YQL opens up 3rd-party web service table definitions to developers


YQL opens up 3rd-party web service table definitions to developers

The Yahoo! Query Language aspires to be the last web service API that the normal developer will ever have to learn. By default we implement 50+ tables that grab data both from Yahoo! web services, some 3rd party web services and then the web at large using our dynamic tables that allow you specify a data type and a url. However, those dynamic APIs limit the YQL user to a very flexible but ultimately hard to work with API without the benefit of the structure found in the other tables that we offer.

Today YQL introduced a new feature that allows 3rd parties to define new tables and then share those table definitions with whomever they like for them to use. For example, let’s say you are the New York Times or you are a developer that likes the New York Times APIs and would like to make them more accessible to someone using YQL. Yesterday, they released the article search API, so I will use that one among others as an example, to get an api-key to execute these examples go to their developer site. This is a pretty sophisticated API that allows you to search using a variety of parameters. If you were to use YQL without modification, you would simply use the dynamic JSON endpoint to parse out the results from their service. The big issue with this though is that you would be unable to easily construct the URLs required and would have to write that code that collected all the parameters and created the URL. If you had a YQL table, those parameters would be defined and how they are expressed in the URL codified and you would be able to individually address the keys.

So without this ability you would use something like this:

select * from json where url=’http://api.nytimes.com/svc/search/v1/article?api-key=...
&query=yahoo&begin_date=19990112&end_date=19993112' and
itemPath=’json.results’

If we instead defined the API using the YQL open data tables specification you would be able to do this (by the way, don’t read the headlines, you’ll just be depressed):

use ‘http://www.javarants.com/nyt/nyt.article.search.xml' as articles;
select * from articles where apikey=’…’ and query=’yahoo’ and begin_date=’19990112' and
end_date=’19993112'

Why is this superior? For a number of reasons. In the second case not only does it make it easier for anyone to use it, it also brings those keys from the query into columns which allows you to do joins that you cannot do with the first abstraction. Here is an example join:

select * from bs where apikey=’…’ and query in (‘yahoo’, ‘google’, ‘microsoft’) and begin_date=’19990112' and end_date=’20000101'

This will actually do 3 searches for you in parallel and then return the combined result. By creating a YQL open table we can really off-load processing that you would normally do on your client or server to the YQL engine. You’ll note with that query that the user-time spent is actually about half or less than the actual service-time thus drastically decreasing the latency through asynchronous processing.

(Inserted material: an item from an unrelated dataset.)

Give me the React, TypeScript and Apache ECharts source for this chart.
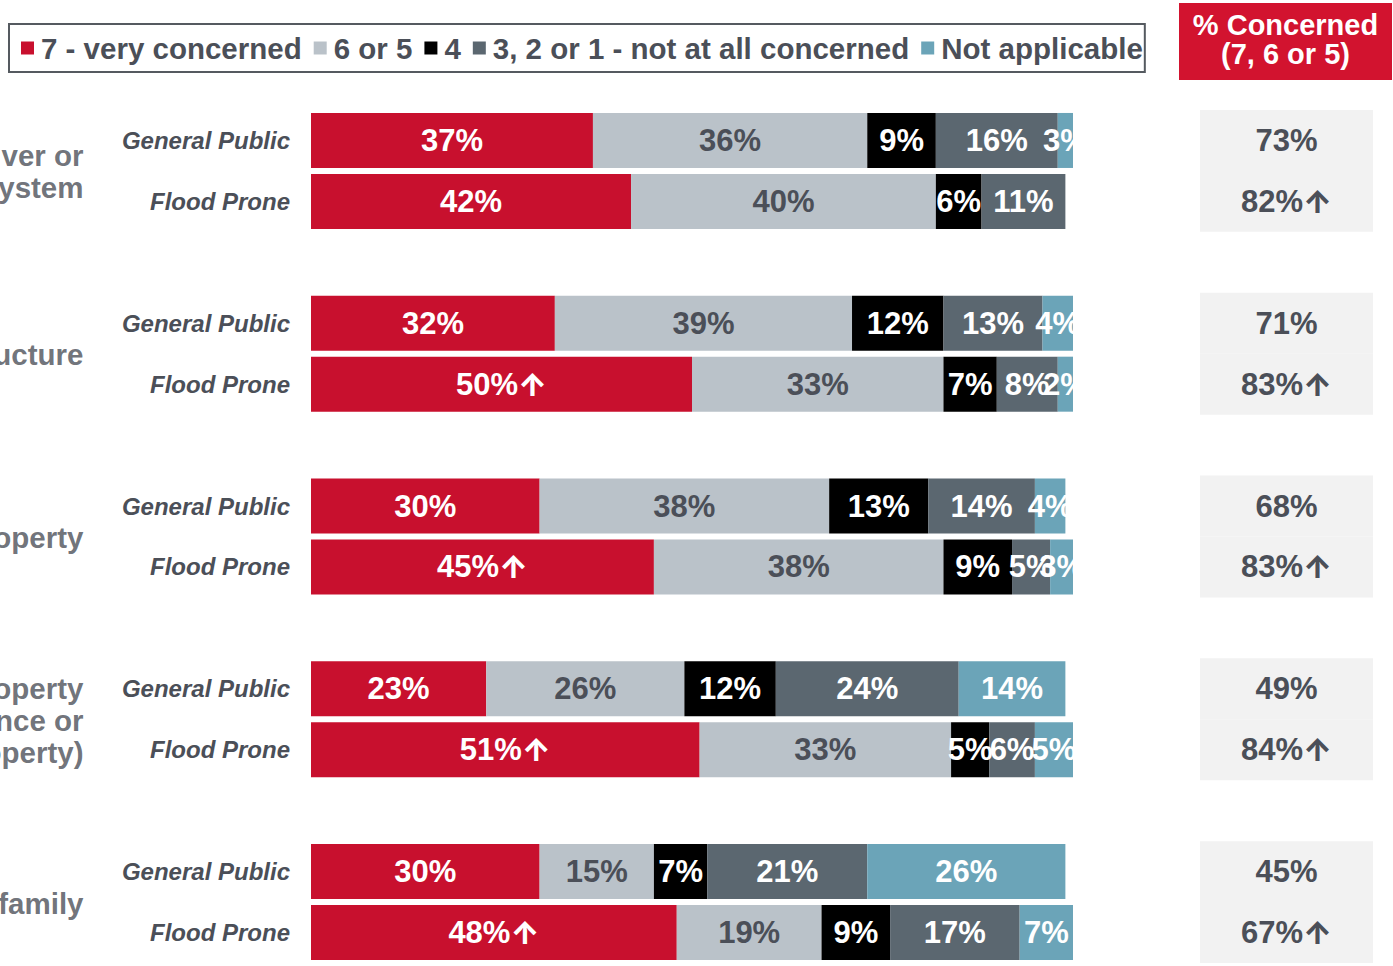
import React, { useEffect, useRef } from "react";
import * as echarts from "echarts";

const groupLabels = ["ver or\nystem", "ucture", "operty", "operty\nnce or\noperty)", "family"];
const subgroupLabels = ["General Public", "Flood Prone"];
const seriesNames = ["7 - very concerned", "6 or 5", "4", "3, 2 or 1 - not at all concerned", "Not applicable"];
// rows: GP, FP for each group
const veryConcerned = [37, 42, 32, 50, 30, 45, 23, 51, 30, 48];
const sixOrFive = [36, 40, 39, 33, 38, 38, 26, 33, 15, 19];
const four = [9, 6, 12, 7, 13, 9, 12, 5, 7, 9];
const notConcerned = [16, 11, 13, 8, 14, 5, 24, 6, 21, 17];
const notApplicable = [3, 0, 4, 2, 4, 3, 14, 5, 26, 7];
const barArrow = [false, false, false, true, false, true, false, true, false, true];
const concernedArrow = [false, true, false, true, false, true, false, true, false, true];

const colors = ["#C8102E", "#BAC2C9", "#000000", "#5B6770", "#6BA4B8"];
const labelColors = ["#FFFFFF", "#4B4F58", "#FFFFFF", "#FFFFFF", "#FFFFFF"];
const textGray = "#4B4F58";
const FONT = "'Liberation Sans', Arial, Helvetica, sans-serif";
const ARROW_FONT = "Inter, 'DejaVu Sans', sans-serif";

export default function App() {
  const ref = useRef<HTMLDivElement>(null);
  useEffect(() => {
    if (!ref.current) return;
    const chart = echarts.init(ref.current, undefined, { renderer: "svg" });

    const slots: string[] = [];
    const slotRow: number[] = [];
    groupLabels.forEach((_, g) => {
      subgroupLabels.forEach((s, r) => {
        slots.push(s);
        slotRow.push(g * 2 + r);
      });
      if (g < groupLabels.length - 1) {
        slots.push("");
        slotRow.push(-1);
      }
    });
    const nSlots = slots.length;
    const valueArrays = [veryConcerned, sixOrFive, four, notConcerned, notApplicable];
    const concerned = veryConcerned.map((v, i) => v + sixOrFive[i]);

    const gridTop = 110;
    const gridHeight = 853;

    const arrowRich = (color: string) => ({
      v: { fontFamily: FONT, fontWeight: "bold", fontSize: 31, color },
      a: { fontFamily: ARROW_FONT, fontWeight: 800, fontSize: 31, color },
    });

    const barSeries = valueArrays.map((arr, si) => ({
      name: seriesNames[si],
      type: "bar",
      stack: "total",
      xAxisIndex: 0,
      yAxisIndex: 0,
      barWidth: 55,
      itemStyle: { color: colors[si] },
      label: {
        show: true,
        position: "inside",
        color: labelColors[si],
        fontFamily: FONT,
        fontWeight: "bold",
        fontSize: 31,
        rich: arrowRich(labelColors[si]),
        formatter: (p: any) => {
          const row = slotRow[p.dataIndex];
          if (row < 0 || !p.value) return "";
          return `{v|${p.value}%}` + (si === 0 && barArrow[row] ? "{a|↑}" : "");
        },
      },
      data: slotRow.map((row) => (row < 0 ? "-" : arr[row])),
    }));

    const option: any = {
      animation: false,
      backgroundColor: "#ffffff",
      textStyle: { fontFamily: FONT },
      legend: {
        data: seriesNames,
        left: 9,
        top: 24,
        orient: "horizontal",
        icon: "rect",
        itemWidth: 13,
        itemHeight: 13,
        itemGap: 12,
        padding: [9, 2, 9, 12],
        borderColor: "#555A60",
        borderWidth: 2,
        selectedMode: false,
        textStyle: {
          fontFamily: FONT,
          fontWeight: "bold",
          fontSize: 29.5,
          color: textGray,
          lineHeight: 30,
          padding: [0, 0, 0, 2],
        },
      },
      grid: [
        { left: 311, width: 762, top: gridTop, height: gridHeight },
        { left: 0, width: 84, top: gridTop, height: gridHeight },
        { left: 1200, width: 173, top: gridTop, height: gridHeight },
      ],
      xAxis: [
        { type: "value", gridIndex: 0, min: 0, max: 100, show: false },
        { type: "value", gridIndex: 1, min: 0, max: 1, show: false },
        { type: "value", gridIndex: 2, min: 0, max: 1, show: false },
      ],
      yAxis: [
        {
          type: "category",
          gridIndex: 0,
          inverse: true,
          data: slots,
          axisLine: { show: false },
          axisTick: { show: false },
          axisLabel: {
            margin: 21,
            fontFamily: FONT,
            fontStyle: "italic",
            fontWeight: "bold",
            fontSize: 24,
            color: textGray,
          },
        },
        { type: "value", gridIndex: 1, inverse: true, min: 0, max: nSlots, show: false },
        { type: "category", gridIndex: 2, inverse: true, data: slots, show: false },
      ],
      series: [
        ...barSeries,
        {
          name: "groupLabels",
          type: "scatter",
          xAxisIndex: 1,
          yAxisIndex: 1,
          symbolSize: 1,
          itemStyle: { color: "rgba(0,0,0,0)" },
          label: {
            show: true,
            position: "left",
            distance: 0,
            offset: [0, 1],
            fontFamily: FONT,
            fontWeight: "bold",
            fontSize: 29.5,
            lineHeight: 32,
            color: textGray,
            align: "right",
            formatter: (p: any) => groupLabels[p.dataIndex],
          },
          data: groupLabels.map((_, g) => [1, g * 3 + 1]),
        },
        {
          name: "concerned",
          type: "bar",
          xAxisIndex: 2,
          yAxisIndex: 2,
          barWidth: "100%",
          itemStyle: { color: "#F2F2F2" },
          label: {
            show: true,
            position: "inside",
            color: textGray,
            fontFamily: FONT,
            fontWeight: "bold",
            fontSize: 31,
            rich: arrowRich(textGray),
            formatter: (p: any) => {
              const row = slotRow[p.dataIndex];
              if (row < 0) return "";
              return `{v|${concerned[row]}%}` + (concernedArrow[row] ? "{a|↑}" : "");
            },
          },
          data: slotRow.map((row) => (row < 0 ? "-" : 1)),
        },
      ],
      graphic: [
        {
          type: "rect",
          z: 100,
          silent: true,
          shape: { x: 1075, y: 95, width: 124, height: 871 },
          style: { fill: "#ffffff" },
        },
        {
          type: "rect",
          z: 100,
          shape: { x: 1179, y: 3, width: 213, height: 77 },
          style: { fill: "#D2132F" },
        },
        {
          type: "text",
          z: 101,
          x: 1285.5,
          y: 39.5,
          style: {
            text: "% Concerned\n(7, 6 or 5)",
            fill: "#ffffff",
            font: `bold 29px ${FONT}`,
            lineHeight: 29,
            align: "center",
            verticalAlign: "middle",
          },
        },
      ],
    };
    chart.setOption(option);
    return () => chart.dispose();
  }, []);
  return (
    <div
      ref={ref}
      style={{ position: "absolute", left: 0, top: 0, width: 1393, height: 966, background: "#fff" }}
    />
  );
}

One of the really nice APIs out there is FriendFeed’s API. It really is very well designed and easily works with straight-forward table definitions. Here is an example of how to get the public feed:

use ‘http://www.javarants.com/friendfeed/friendfeed.feeds.xml' as ff;
select * from ffconsole

By defining different endpoints with the same table definition we will automatically select the correct API based on the keys included in the query. Using that same table we can also get my public entries from twitter:

select * from ff where nickname=’spullara’ and service=’twitter’console

This won’t include my private entries though. However, if you had my remotekey you could generate and pass YQL the authorization header required and it would pass it on to authenticate the API call. Another popular example that has been on the forums is the ability to use weather.com’s API to tease out international locations. That is actually really easy and you can even use that data to join with their weather forecasts. Here is an example where we pull the weather for all the Moscow’s of the world:

use ‘http://www.javarants.com/weather/weather.search.xml' as ws;use ‘http://www.javarants.com/weather/weather.local.xml' as wl;
select * from wl where location in (select id from ws where query=’moscow’)console

I’ve actually started up a project on github called yql-tables to store useful table definitions and will be taking submissions from the community. You can try them out by ‘use’ing them directly from the git repository or by pulling them onto your own server accessible from the YQL servers.